• **TASK STATEMENT**
The listing below should be printed exactly, every line of it. Skip the pictures.

════

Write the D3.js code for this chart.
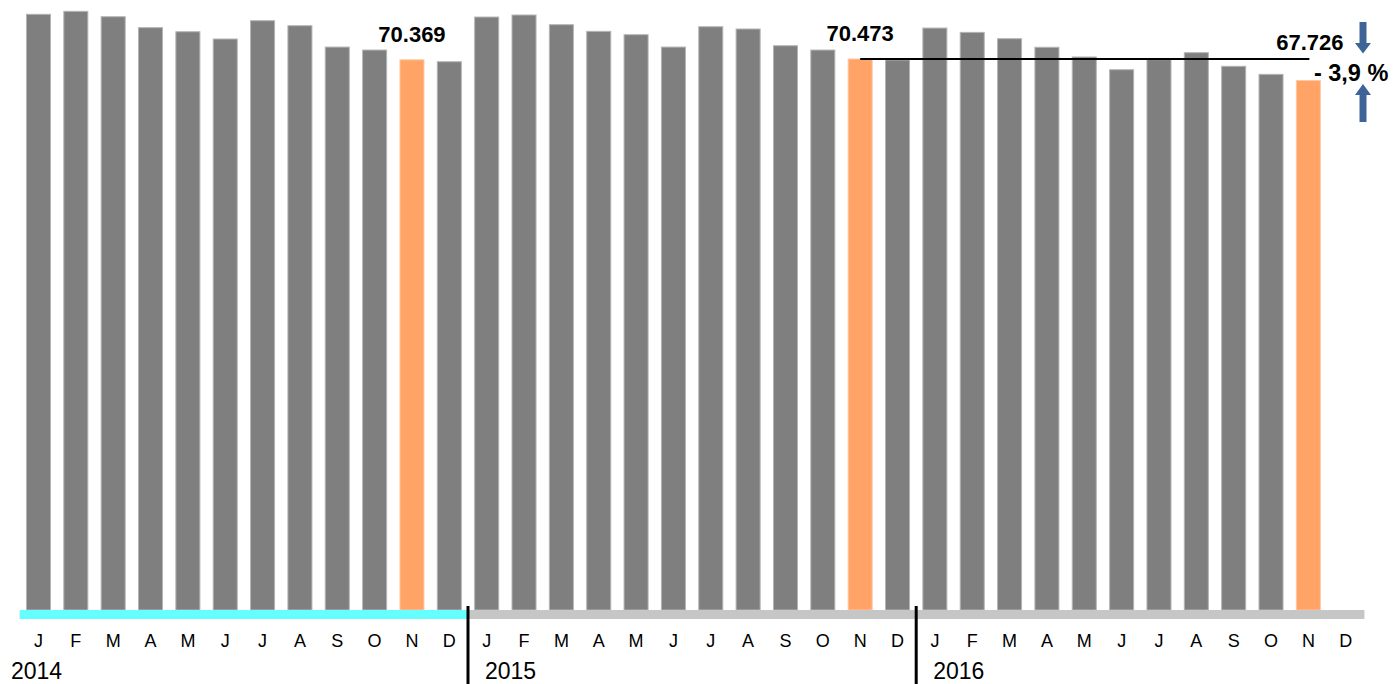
<!DOCTYPE html>
<html>
<head>
<meta charset="utf-8">
<script src="https://cdn.jsdelivr.net/npm/d3@7"></script>
<style>
  html, body { margin: 0; padding: 0; background: #fff; }
  svg { display: block; font-family: "Liberation Sans", Arial, sans-serif; }
</style>
</head>
<body>
<svg id="chart" width="1395" height="684"></svg>
<script>
// ---- data ----
const years = ["2014", "2015", "2016"];
const months = ["J", "F", "M", "A", "M", "J", "J", "A", "S", "O", "N", "D"];
const values2014 = [76190, 76570, 75880, 74480, 73960, 73030, 75370, 74730, 72000, 71620, 70369, 70125];
const values2015 = [75840, 76100, 74860, 74010, 73580, 72000, 74600, 74310, 72170, 71620, 70473, 70350];
const values2016 = [74430, 73880, 73070, 71970, 70730, 69100, 70400, 71280, 69540, 68510, 67726, null];
const highlightMonth = 10; // November
const refIndex = 12 + highlightMonth; // Nov 2015
const compIndex = 24 + highlightMonth; // Nov 2016

// ---- build flat table ----
const allValues = [values2014, values2015, values2016];
const data = [];
allValues.forEach((arr, yi) => arr.forEach((v, mi) => data.push({ i: yi * 12 + mi, year: years[yi], month: months[mi], mi, value: v })));

const de = d3.formatLocale({ decimal: ",", thousands: ".", grouping: [3], currency: ["", " €"] });
const fmtNum = de.format(",d");
const fmtPct = de.format(".1f");

const svg = d3.select("#chart");
const x = d3.scaleBand().domain(d3.range(data.length)).range([19.8, 1364.4]).paddingInner(0.33).paddingOuter(0.165);
const y = d3.scaleLinear().domain([0, 78000]).range([610, 0.15]);
const step = x.step();
const gap = step - x.bandwidth();

// bars
svg.append("g").selectAll("rect").data(data.filter(d => d.value != null)).join("rect")
  .attr("x", d => x(d.i) + 0.5)
  .attr("y", d => y(d.value))
  .attr("width", x.bandwidth() - 1)
  .attr("height", d => y(0) - y(d.value))
  .attr("fill", d => d.mi === highlightMonth ? "#ffa466" : "#7f7f7f")
  .attr("stroke", d => d.mi === highlightMonth ? "#ffc8a0" : "#b4b4b4")
  .attr("stroke-width", 1);

// baseline band
const bandLeft = x(0) - gap / 2;
const bandRight = x(data.length - 1) + x.bandwidth() + gap / 2;
svg.append("rect").attr("x", bandLeft).attr("y", y(0)).attr("width", bandRight - bandLeft).attr("height", 9).attr("fill", "#c6c6c6");
svg.append("rect").attr("x", bandLeft).attr("y", y(0)).attr("width", x(12) - gap / 2 - bandLeft).attr("height", 9).attr("fill", "#66ffff");

// month labels
svg.append("g").selectAll("text").data(data).join("text")
  .attr("x", d => x(d.i) + x.bandwidth() / 2)
  .attr("y", 647)
  .attr("text-anchor", "middle")
  .attr("font-size", 18)
  .attr("fill", "#000")
  .text(d => d.month);

// year separators and labels
[1, 2].forEach(k => {
  const sx = x(k * 12) - gap / 2;
  svg.append("line").attr("x1", sx).attr("x2", sx).attr("y1", 606).attr("y2", 684)
    .attr("stroke", "#000").attr("stroke-width", 3);
});
years.forEach((yr, k) => {
  const sx = k === 0 ? 11 : x(k * 12) - gap / 2 + 17;
  svg.append("text").attr("x", sx).attr("y", 679).attr("font-size", 23).attr("fill", "#000").text(yr);
});

// value labels on highlighted bars
const n2014 = data[highlightMonth];
const n2015 = data[refIndex];
const n2016 = data[compIndex];
[n2014, n2015].forEach(d => {
  svg.append("text").attr("x", x(d.i) + x.bandwidth() / 2).attr("y", y(d.value) - 18)
    .attr("text-anchor", "middle").attr("font-size", 22).attr("font-weight", "bold").text(fmtNum(d.value));
});

// reference line from Nov 2015 to Nov 2016
svg.append("line")
  .attr("x1", x(n2015.i) + x.bandwidth() / 2)
  .attr("x2", x(n2016.i) + x.bandwidth() / 2 + 1)
  .attr("y1", y(n2015.value)).attr("y2", y(n2015.value))
  .attr("stroke", "#000").attr("stroke-width", 2);

svg.append("text").attr("x", x(n2016.i) + x.bandwidth() / 2 + 1.5).attr("y", y(n2015.value) - 9)
  .attr("text-anchor", "middle").attr("font-size", 22).attr("font-weight", "bold").text(fmtNum(n2016.value));

const pct = (n2016.value - n2015.value) / n2015.value * 100;
svg.append("text").attr("x", x(n2016.i) + x.bandwidth() / 2 + 5.5).attr("y", 81)
  .attr("font-size", 23.5).attr("font-weight", "bold")
  .text((pct < 0 ? "- " : "+ ") + fmtPct(Math.abs(pct)) + " %");

// arrows
const ax = 1363, sw = 3.5, hw = 8;
const arrowCol = "#3e6396";
svg.append("path").attr("fill", arrowCol)
  .attr("d", `M${ax - sw},22 L${ax + sw},22 L${ax + sw},43 L${ax + hw},43 L${ax},53.5 L${ax - hw},43 L${ax - sw},43 Z`);
svg.append("path").attr("fill", arrowCol)
  .attr("d", `M${ax - sw},122 L${ax + sw},122 L${ax + sw},95 L${ax + hw},95 L${ax},84 L${ax - hw},95 L${ax - sw},95 Z`);
</script>
</body>
</html>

════

• **EXPECTED ANSWER**
Write the D3.js code for this chart.
<!DOCTYPE html>
<html>
<head>
<meta charset="utf-8">
<script src="https://cdn.jsdelivr.net/npm/d3@7"></script>
<style>
  html, body { margin: 0; padding: 0; background: #fff; }
  svg { display: block; font-family: "Liberation Sans", Arial, sans-serif; }
</style>
</head>
<body>
<svg id="chart" width="1395" height="684"></svg>
<script>
// ---- data ----
const years = ["2014", "2015", "2016"];
const months = ["J", "F", "M", "A", "M", "J", "J", "A", "S", "O", "N", "D"];
const values2014 = [76190, 76570, 75880, 74480, 73960, 73030, 75370, 74730, 72000, 71620, 70369, 70125];
const values2015 = [75840, 76100, 74860, 74010, 73580, 72000, 74600, 74310, 72170, 71620, 70473, 70350];
const values2016 = [74430, 73880, 73070, 71970, 70730, 69100, 70400, 71280, 69540, 68510, 67726, null];
const highlightMonth = 10; // November
const refIndex = 12 + highlightMonth; // Nov 2015
const compIndex = 24 + highlightMonth; // Nov 2016

// ---- build flat table ----
const allValues = [values2014, values2015, values2016];
const data = [];
allValues.forEach((arr, yi) => arr.forEach((v, mi) => data.push({ i: yi * 12 + mi, year: years[yi], month: months[mi], mi, value: v })));

const de = d3.formatLocale({ decimal: ",", thousands: ".", grouping: [3], currency: ["", " €"] });
const fmtNum = de.format(",d");
const fmtPct = de.format(".1f");

const svg = d3.select("#chart");
const x = d3.scaleBand().domain(d3.range(data.length)).range([19.8, 1364.4]).paddingInner(0.33).paddingOuter(0.165);
const y = d3.scaleLinear().domain([0, 78000]).range([610, 0.15]);
const step = x.step();
const gap = step - x.bandwidth();

// bars
svg.append("g").selectAll("rect").data(data.filter(d => d.value != null)).join("rect")
  .attr("x", d => x(d.i) + 0.5)
  .attr("y", d => y(d.value))
  .attr("width", x.bandwidth() - 1)
  .attr("height", d => y(0) - y(d.value))
  .attr("fill", d => d.mi === highlightMonth ? "#ffa466" : "#7f7f7f")
  .attr("stroke", d => d.mi === highlightMonth ? "#ffc8a0" : "#b4b4b4")
  .attr("stroke-width", 1);

// baseline band
const bandLeft = x(0) - gap / 2;
const bandRight = x(data.length - 1) + x.bandwidth() + gap / 2;
svg.append("rect").attr("x", bandLeft).attr("y", y(0)).attr("width", bandRight - bandLeft).attr("height", 9).attr("fill", "#c6c6c6");
svg.append("rect").attr("x", bandLeft).attr("y", y(0)).attr("width", x(12) - gap / 2 - bandLeft).attr("height", 9).attr("fill", "#66ffff");

// month labels
svg.append("g").selectAll("text").data(data).join("text")
  .attr("x", d => x(d.i) + x.bandwidth() / 2)
  .attr("y", 647)
  .attr("text-anchor", "middle")
  .attr("font-size", 18)
  .attr("fill", "#000")
  .text(d => d.month);

// year separators and labels
[1, 2].forEach(k => {
  const sx = x(k * 12) - gap / 2;
  svg.append("line").attr("x1", sx).attr("x2", sx).attr("y1", 606).attr("y2", 684)
    .attr("stroke", "#000").attr("stroke-width", 3);
});
years.forEach((yr, k) => {
  const sx = k === 0 ? 11 : x(k * 12) - gap / 2 + 17;
  svg.append("text").attr("x", sx).attr("y", 679).attr("font-size", 23).attr("fill", "#000").text(yr);
});

// value labels on highlighted bars
const n2014 = data[highlightMonth];
const n2015 = data[refIndex];
const n2016 = data[compIndex];
[n2014, n2015].forEach(d => {
  svg.append("text").attr("x", x(d.i) + x.bandwidth() / 2).attr("y", y(d.value) - 18)
    .attr("text-anchor", "middle").attr("font-size", 22).attr("font-weight", "bold").text(fmtNum(d.value));
});

// reference line from Nov 2015 to Nov 2016
svg.append("line")
  .attr("x1", x(n2015.i) + x.bandwidth() / 2)
  .attr("x2", x(n2016.i) + x.bandwidth() / 2 + 1)
  .attr("y1", y(n2015.value)).attr("y2", y(n2015.value))
  .attr("stroke", "#000").attr("stroke-width", 2);

svg.append("text").attr("x", x(n2016.i) + x.bandwidth() / 2 + 1.5).attr("y", y(n2015.value) - 9)
  .attr("text-anchor", "middle").attr("font-size", 22).attr("font-weight", "bold").text(fmtNum(n2016.value));

const pct = (n2016.value - n2015.value) / n2015.value * 100;
svg.append("text").attr("x", x(n2016.i) + x.bandwidth() / 2 + 5.5).attr("y", 81)
  .attr("font-size", 23.5).attr("font-weight", "bold")
  .text((pct < 0 ? "- " : "+ ") + fmtPct(Math.abs(pct)) + " %");

// arrows
const ax = 1363, sw = 3.5, hw = 8;
const arrowCol = "#3e6396";
svg.append("path").attr("fill", arrowCol)
  .attr("d", `M${ax - sw},22 L${ax + sw},22 L${ax + sw},43 L${ax + hw},43 L${ax},53.5 L${ax - hw},43 L${ax - sw},43 Z`);
svg.append("path").attr("fill", arrowCol)
  .attr("d", `M${ax - sw},122 L${ax + sw},122 L${ax + sw},95 L${ax + hw},95 L${ax},84 L${ax - hw},95 L${ax - sw},95 Z`);
</script>
</body>
</html>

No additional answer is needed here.